# EXERCISE GOAL
Select the lines that contain "with" and copy each of them.

# DATA SUPPLIED
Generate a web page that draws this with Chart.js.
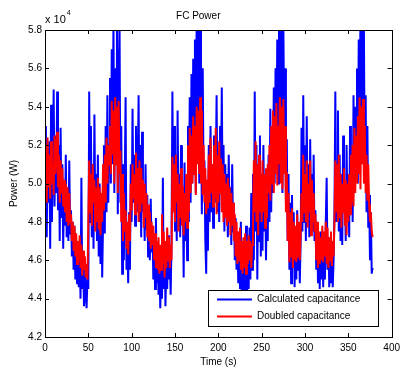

---

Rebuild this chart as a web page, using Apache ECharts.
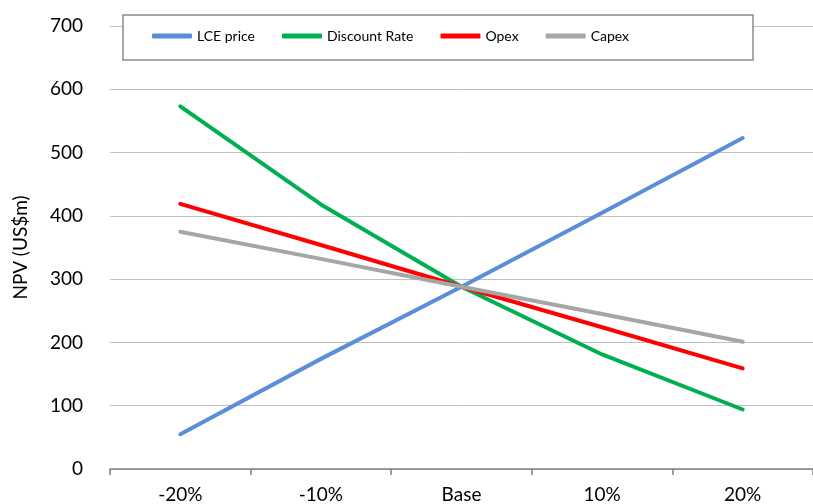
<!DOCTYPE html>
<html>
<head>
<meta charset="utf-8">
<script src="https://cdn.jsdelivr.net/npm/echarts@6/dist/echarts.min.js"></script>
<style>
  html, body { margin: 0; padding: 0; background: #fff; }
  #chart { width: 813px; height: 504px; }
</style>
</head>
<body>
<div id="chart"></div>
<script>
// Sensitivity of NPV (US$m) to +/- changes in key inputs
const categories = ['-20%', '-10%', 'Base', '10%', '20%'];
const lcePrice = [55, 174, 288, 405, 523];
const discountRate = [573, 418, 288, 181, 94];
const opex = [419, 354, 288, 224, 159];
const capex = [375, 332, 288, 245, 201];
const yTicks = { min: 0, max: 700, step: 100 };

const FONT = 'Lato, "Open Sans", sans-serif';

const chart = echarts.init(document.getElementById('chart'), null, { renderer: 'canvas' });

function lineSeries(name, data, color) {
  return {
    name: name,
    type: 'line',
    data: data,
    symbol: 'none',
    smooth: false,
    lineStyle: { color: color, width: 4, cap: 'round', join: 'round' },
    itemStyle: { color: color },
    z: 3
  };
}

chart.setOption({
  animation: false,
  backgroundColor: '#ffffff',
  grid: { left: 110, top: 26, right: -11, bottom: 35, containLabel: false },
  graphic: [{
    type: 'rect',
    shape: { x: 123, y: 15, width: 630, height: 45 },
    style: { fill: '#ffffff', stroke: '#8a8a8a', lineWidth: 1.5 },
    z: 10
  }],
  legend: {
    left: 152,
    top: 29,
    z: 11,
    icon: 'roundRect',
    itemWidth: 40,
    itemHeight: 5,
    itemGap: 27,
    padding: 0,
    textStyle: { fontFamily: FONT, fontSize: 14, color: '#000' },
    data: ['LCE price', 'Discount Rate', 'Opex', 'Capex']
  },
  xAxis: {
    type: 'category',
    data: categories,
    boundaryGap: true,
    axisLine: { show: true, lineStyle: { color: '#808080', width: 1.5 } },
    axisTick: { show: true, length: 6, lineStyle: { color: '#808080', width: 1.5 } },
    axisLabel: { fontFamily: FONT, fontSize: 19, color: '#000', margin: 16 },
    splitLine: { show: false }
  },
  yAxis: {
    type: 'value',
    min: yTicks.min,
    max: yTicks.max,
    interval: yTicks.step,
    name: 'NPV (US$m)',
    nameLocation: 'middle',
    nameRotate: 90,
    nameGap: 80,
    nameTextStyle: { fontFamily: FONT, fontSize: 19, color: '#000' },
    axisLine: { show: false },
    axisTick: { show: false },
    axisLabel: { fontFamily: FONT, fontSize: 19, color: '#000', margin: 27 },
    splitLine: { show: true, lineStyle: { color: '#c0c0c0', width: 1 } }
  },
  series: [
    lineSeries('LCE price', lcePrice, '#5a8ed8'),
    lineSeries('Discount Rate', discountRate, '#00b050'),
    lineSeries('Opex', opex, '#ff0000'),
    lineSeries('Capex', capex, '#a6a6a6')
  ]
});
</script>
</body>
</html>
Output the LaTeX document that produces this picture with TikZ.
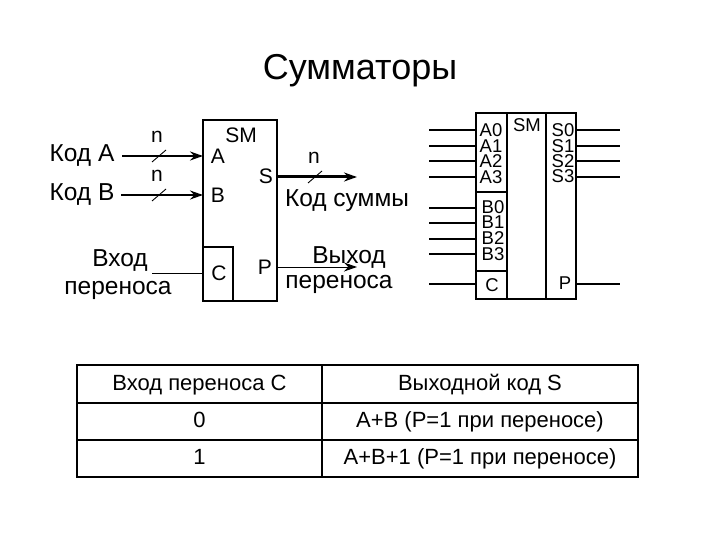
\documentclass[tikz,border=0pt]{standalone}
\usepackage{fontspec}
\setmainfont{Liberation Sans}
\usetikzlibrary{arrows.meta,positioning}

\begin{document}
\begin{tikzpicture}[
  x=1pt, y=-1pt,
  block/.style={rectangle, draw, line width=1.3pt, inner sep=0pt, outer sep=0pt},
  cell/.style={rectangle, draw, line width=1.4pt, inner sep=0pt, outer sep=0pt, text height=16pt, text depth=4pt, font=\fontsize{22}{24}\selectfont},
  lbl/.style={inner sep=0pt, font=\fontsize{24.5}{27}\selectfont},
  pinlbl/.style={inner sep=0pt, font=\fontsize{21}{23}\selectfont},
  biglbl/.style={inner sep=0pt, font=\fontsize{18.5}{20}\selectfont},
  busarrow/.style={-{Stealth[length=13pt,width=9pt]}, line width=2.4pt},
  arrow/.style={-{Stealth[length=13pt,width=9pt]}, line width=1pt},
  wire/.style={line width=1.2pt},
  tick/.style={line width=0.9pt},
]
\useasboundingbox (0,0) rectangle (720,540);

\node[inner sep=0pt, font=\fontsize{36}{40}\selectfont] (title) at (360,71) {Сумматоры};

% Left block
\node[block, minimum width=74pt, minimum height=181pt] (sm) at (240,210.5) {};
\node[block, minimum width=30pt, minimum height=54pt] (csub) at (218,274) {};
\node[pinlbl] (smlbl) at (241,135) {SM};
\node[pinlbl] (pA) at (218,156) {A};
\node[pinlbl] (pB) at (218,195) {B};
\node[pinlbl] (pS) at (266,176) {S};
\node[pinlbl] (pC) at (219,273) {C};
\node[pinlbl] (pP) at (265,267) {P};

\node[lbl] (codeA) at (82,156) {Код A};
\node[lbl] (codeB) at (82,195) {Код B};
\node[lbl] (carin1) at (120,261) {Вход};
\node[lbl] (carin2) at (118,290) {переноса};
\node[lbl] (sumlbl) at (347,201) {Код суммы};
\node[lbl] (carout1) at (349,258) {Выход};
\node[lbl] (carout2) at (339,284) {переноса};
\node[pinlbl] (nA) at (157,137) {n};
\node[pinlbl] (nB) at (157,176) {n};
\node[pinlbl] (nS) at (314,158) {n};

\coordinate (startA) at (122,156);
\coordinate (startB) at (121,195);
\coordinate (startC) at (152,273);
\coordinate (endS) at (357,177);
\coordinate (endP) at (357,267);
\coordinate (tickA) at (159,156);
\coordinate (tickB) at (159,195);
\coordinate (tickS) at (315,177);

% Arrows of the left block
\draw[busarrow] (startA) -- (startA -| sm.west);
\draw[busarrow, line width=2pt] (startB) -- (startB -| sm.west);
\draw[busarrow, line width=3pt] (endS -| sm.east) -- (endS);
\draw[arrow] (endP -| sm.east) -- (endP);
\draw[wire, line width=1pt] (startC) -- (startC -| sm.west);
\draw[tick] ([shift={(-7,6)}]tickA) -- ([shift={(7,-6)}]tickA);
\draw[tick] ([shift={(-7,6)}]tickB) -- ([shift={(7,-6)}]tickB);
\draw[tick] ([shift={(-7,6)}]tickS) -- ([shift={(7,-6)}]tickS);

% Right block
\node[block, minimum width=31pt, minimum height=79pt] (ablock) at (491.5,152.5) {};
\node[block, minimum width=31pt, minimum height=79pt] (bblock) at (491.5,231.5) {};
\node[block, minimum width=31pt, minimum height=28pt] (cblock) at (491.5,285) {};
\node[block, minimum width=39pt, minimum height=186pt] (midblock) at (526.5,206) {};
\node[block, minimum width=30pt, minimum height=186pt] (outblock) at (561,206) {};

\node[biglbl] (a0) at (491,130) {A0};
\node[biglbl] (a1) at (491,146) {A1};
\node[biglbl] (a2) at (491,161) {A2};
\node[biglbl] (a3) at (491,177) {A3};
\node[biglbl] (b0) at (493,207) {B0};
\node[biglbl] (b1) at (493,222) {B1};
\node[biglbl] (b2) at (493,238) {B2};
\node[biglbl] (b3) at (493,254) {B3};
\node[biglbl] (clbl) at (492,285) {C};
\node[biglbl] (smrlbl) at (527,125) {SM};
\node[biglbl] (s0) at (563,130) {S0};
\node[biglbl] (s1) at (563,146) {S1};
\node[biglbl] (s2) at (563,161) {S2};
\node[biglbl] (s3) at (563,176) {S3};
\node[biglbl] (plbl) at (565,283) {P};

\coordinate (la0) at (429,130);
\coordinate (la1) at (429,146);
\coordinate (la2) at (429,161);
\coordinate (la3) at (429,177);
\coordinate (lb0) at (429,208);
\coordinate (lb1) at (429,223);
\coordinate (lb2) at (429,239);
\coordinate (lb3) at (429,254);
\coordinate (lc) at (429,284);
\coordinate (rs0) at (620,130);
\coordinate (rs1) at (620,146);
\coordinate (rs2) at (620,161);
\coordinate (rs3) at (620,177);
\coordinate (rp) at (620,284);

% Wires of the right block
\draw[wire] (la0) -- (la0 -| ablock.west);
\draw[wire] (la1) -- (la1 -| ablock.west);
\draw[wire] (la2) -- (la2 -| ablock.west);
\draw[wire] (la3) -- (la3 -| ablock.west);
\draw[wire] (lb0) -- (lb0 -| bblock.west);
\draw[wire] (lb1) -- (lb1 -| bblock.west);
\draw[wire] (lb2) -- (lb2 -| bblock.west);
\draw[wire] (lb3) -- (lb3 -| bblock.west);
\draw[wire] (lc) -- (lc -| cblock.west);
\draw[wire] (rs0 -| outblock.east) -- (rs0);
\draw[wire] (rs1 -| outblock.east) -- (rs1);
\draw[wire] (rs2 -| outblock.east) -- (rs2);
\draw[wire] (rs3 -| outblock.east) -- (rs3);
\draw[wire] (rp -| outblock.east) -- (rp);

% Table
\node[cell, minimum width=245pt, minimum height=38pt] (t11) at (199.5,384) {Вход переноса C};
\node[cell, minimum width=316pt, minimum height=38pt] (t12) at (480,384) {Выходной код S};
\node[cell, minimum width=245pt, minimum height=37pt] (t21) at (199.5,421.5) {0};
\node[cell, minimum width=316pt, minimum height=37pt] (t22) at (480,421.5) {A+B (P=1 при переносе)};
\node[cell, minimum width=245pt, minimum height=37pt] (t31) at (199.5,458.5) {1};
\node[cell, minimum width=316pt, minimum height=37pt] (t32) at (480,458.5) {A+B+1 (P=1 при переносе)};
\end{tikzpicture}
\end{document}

# ANSWER TO THIS TASK
Generate a web page that draws this with Chart.js.
Output the LaTeX document that produces this picture with TikZ.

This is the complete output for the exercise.